Digámoslo claramente. El formato actual de las teles, especialmente las privadas, está perfectamente orquestado para alentar la “desmovilización cívica”, condicionar al electorado a entusiasmarse por períodos breves, controlando su lapso de atención y promoviendo luego la distracción o la apatía. Es la fórmula empleada para privatizar la ciudadanía.
Totalitarismo invertido
Esta forma de actuar forma parte de un concepto acuñado allá por 2003 por Sheldon Wolin, profesor emérito de filosofía política de la Universidad de Princeton. Nos referimos al termino que introdujo en una de sus obras más relevantes, “Inverted Totalitarianism”. Según Wolin en el totalitarismo invertido, “los elementos clave son un cuerpo legislativo débil, un sistema legal que sea obediente y represivo, un sistema de partidos en el que un partido, esté en el gobierno o en la oposición, se empeña en reconstituir el sistema existente con el objetivo de favorecer de manera permanente a la clase dominante, los más ricos, los intereses corporativos, mientras que dejan a los ciudadanos más pobres con una sensación de impotencia y desesperación política y, al mismo tiempo, mantienen a las clases medias colgando entre el temor al desempleo y las expectativas de una fantástica recompensa una vez que la nueva economía se recupere”.
Y ahí entran en juego los actuales medios de comunicación, no solo en España sino también en la inmensa mayoría de los países de nuestro entorno. El Totalitarismo Invertido “es fomentado por unos medios de comunicación cada vez más concentrados y aduladores, por una máquina de propaganda institucionalizada a través de grupos de reflexión y fundaciones conservadoras generosamente financiadas, …”.

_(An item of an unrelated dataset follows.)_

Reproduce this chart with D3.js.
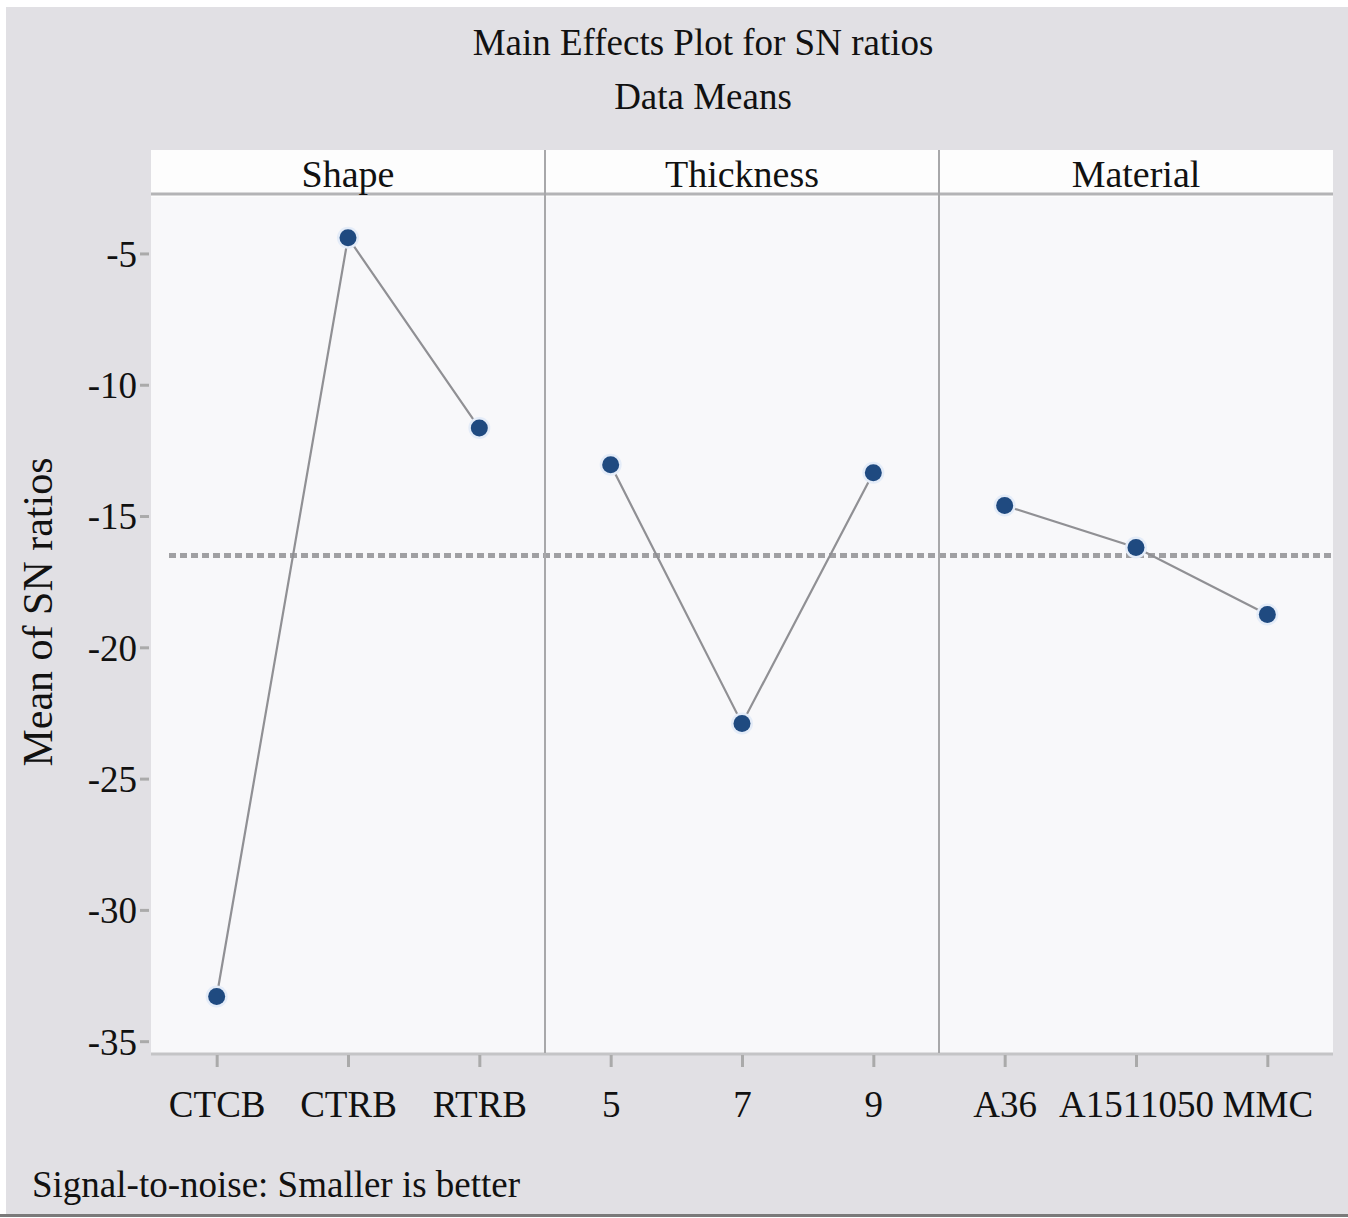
<!DOCTYPE html>
<html>
<head>
<meta charset="utf-8">
<script src="https://cdn.jsdelivr.net/npm/d3@7"></script>
<style>
  body { margin: 0; background: #ffffff; }
  text { font-family: "Liberation Serif", "DejaVu Serif", serif; fill: #111; }
</style>
</head>
<body>
<svg class="chart"></svg>
<script>
// factor levels per panel
const factors = ["Shape", "Thickness", "Material"];
const shapeLevels = ["CTCB", "CTRB", "RTRB"];
const thicknessLevels = ["5", "7", "9"];
const materialLevels = ["A36", "A1511050", "MMC"];

// mean SN ratios
const shapeMeans = [-33.3, -4.4, -11.65];
const thicknessMeans = [-13.05, -22.9, -13.35];
const materialMeans = [-14.6, -16.2, -18.75];

const overallMean = -16.5;
const yTicks = [-5, -10, -15, -20, -25, -30, -35];

const W = 1348, H = 1218;
const margin = {top: 197, right: 15, bottom: 165, left: 151};
const headerTop = 150;

const svg = d3.select(".chart").attr("width", W).attr("height", H);

svg.append("rect").attr("x", 6).attr("y", 7).attr("width", W - 6).attr("height", H - 11)
    .style("fill", "#e1e0e4");
svg.append("line").attr("x1", 0).attr("x2", W).attr("y1", 1215.5).attr("y2", 1215.5)
    .style("stroke", "#7a7a7a").style("stroke-width", 3);

const innerW = W - margin.left - margin.right;
const innerH = H - margin.top - margin.bottom;

const panelX = d3.scaleBand().domain(factors).range([margin.left, W - margin.right]);
const y = d3.scaleLinear().domain([-35.45, -2.85]).range([margin.top + innerH, margin.top]);

const label = (sel, x, yy, txt, size, anchor) => sel.append("text")
    .attr("x", x).attr("y", yy)
    .attr("text-anchor", anchor || "middle")
    .style("font-size", size + "px")
    .text(txt);

// titles
label(svg, 703, 55, "Main Effects Plot for SN ratios", 37);
label(svg, 703, 109, "Data Means", 37);

// plot background + header strip
svg.append("rect").attr("x", margin.left).attr("y", margin.top)
    .attr("width", innerW).attr("height", innerH).style("fill", "#f8f8fa");
svg.append("rect").attr("x", margin.left).attr("y", headerTop)
    .attr("width", innerW).attr("height", margin.top - headerTop).style("fill", "#fdfdfd");
svg.append("line").attr("x1", margin.left).attr("x2", margin.left + innerW)
    .attr("y1", margin.top - 3).attr("y2", margin.top - 3)
    .style("stroke", "#b4b4b6").style("stroke-width", 3);
svg.append("line").attr("x1", margin.left).attr("x2", margin.left + innerW)
    .attr("y1", margin.top + innerH + 1).attr("y2", margin.top + innerH + 1)
    .style("stroke", "#c4c4c6").style("stroke-width", 3);

// y axis
const yAxis = svg.append("g")
    .attr("transform", `translate(${margin.left - 2},0)`)
    .call(d3.axisLeft(y).tickValues(yTicks).tickFormat(d => String(d)).tickSize(9).tickPadding(3));
yAxis.select(".domain").remove();
yAxis.selectAll(".tick line").style("stroke", "#aaa").style("stroke-width", 3);
yAxis.selectAll(".tick text").style("font-size", "37px").attr("dy", "0.35em");

svg.append("text")
    .attr("transform", `translate(52,612) rotate(-90)`)
    .attr("text-anchor", "middle").style("font-size", "42px")
    .text("Mean of SN ratios");

// overall mean reference line
svg.append("line")
    .attr("x1", margin.left + 18).attr("x2", margin.left + innerW)
    .attr("y1", y(overallMean)).attr("y2", y(overallMean))
    .style("stroke", "#a0a0a3").style("stroke-width", 5).style("stroke-dasharray", "7,4");

const panels = [
    {name: "Shape", levels: shapeLevels, means: shapeMeans},
    {name: "Thickness", levels: thicknessLevels, means: thicknessMeans},
    {name: "Material", levels: materialLevels, means: materialMeans}
];

panels.forEach((p, i) => {
    const x0 = panelX(p.name);
    const x = d3.scalePoint().domain(p.levels).range([x0, x0 + panelX.bandwidth()]).padding(0.5);
    const g = svg.append("g");

    if (i > 0) {
        g.append("line").attr("x1", x0).attr("x2", x0)
            .attr("y1", headerTop).attr("y2", margin.top + innerH)
            .style("stroke", "#a8a8aa").style("stroke-width", 2);
    }

    label(g, x0 + panelX.bandwidth() / 2, 187, p.name, 38);

    const xAxis = g.append("g")
        .attr("transform", `translate(0,${margin.top + innerH + 2})`)
        .call(d3.axisBottom(x).tickSize(12).tickPadding(24));
    xAxis.select(".domain").remove();
    xAxis.selectAll(".tick line").style("stroke", "#aaa").style("stroke-width", 3);
    xAxis.selectAll(".tick text").style("font-size", "37px");

    const pts = p.levels.map((l, j) => ({level: l, value: p.means[j]}));

    g.append("path").datum(pts)
        .attr("d", d3.line().x(d => x(d.level)).y(d => y(d.value)))
        .style("fill", "none").style("stroke", "#909094").style("stroke-width", 2.2);

    g.selectAll(".halo").data(pts).enter().append("circle")
        .attr("cx", d => x(d.level)).attr("cy", d => y(d.value)).attr("r", 11)
        .style("fill", "#e4ecf8");
    g.selectAll(".pt").data(pts).enter().append("circle")
        .attr("cx", d => x(d.level)).attr("cy", d => y(d.value)).attr("r", 8.5)
        .style("fill", "#1f4a80");
});

// footnote
label(svg, 32, 1197, "Signal-to-noise: Smaller is better", 37, "start");
</script>
</body>
</html>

La antidemocracia, y el dominio de la élite son elementos básicos del Totalitarismo Invertido. Se alienta a los ciudadanos a desconfiar de su gobierno y de los políticos; a concentrarse en sus propios intereses; a quejarse de los impuestos; a cambiar el compromiso activo por gratificaciones simbólicas de patriotismo. Sobre todo, se promueve la despolitización envolviendo a la sociedad en una atmósfera de temor colectivo y de impotencia individual: miedo a la pérdida de puestos de trabajo, incertidumbre en la jubilación, gastos en educación y sanidad en ascenso. Para ello hay que crear un ambiente como el que vivimos en el debate entre Pedro Sánchez y Alberto Nuñez Feijóo. Un auténtico guirigay, un despropósito.
El totalitarismo invertido se guía por intereses de clase. Explota a los pobres, reduciendo o debilitando los programas de salud y los servicios sociales, reglamentando la educación masiva para una fuerza de trabajo insegura, amenazada por la importación de trabajadores de bajos salarios. El resultado es que la ciudadanía, o lo que queda de ella, se sumerge en medio de un perpetuo estado de preocupación. Entonces, tristemente, Hobbes vence a Rousseau: cuando los ciudadanos se sienten inseguros y al mismo tiempo impulsados por aspiraciones competitivas, anhelan estabilidad política más que compromiso cívico; protección más que participación política.
Por eso, hoy más que nunca debemos exigir medios de comunicación no financiados por intereses espurios, es decir, por corporaciones cuyos intereses entran en colisión con la ciudadanía, con su bienestar. Para ello, sin duda, hay que revertir la actual situación de control indirecto de la sociedad por parte de determinadas corporaciones que financian a esos medios de comunicación. No se engañen, toda la pasta destinada a ello les es, ha sido, y será, si nadie lo impide, muy rentable en términos de legislación, de control democrático, y de acumulación de poder de mercado.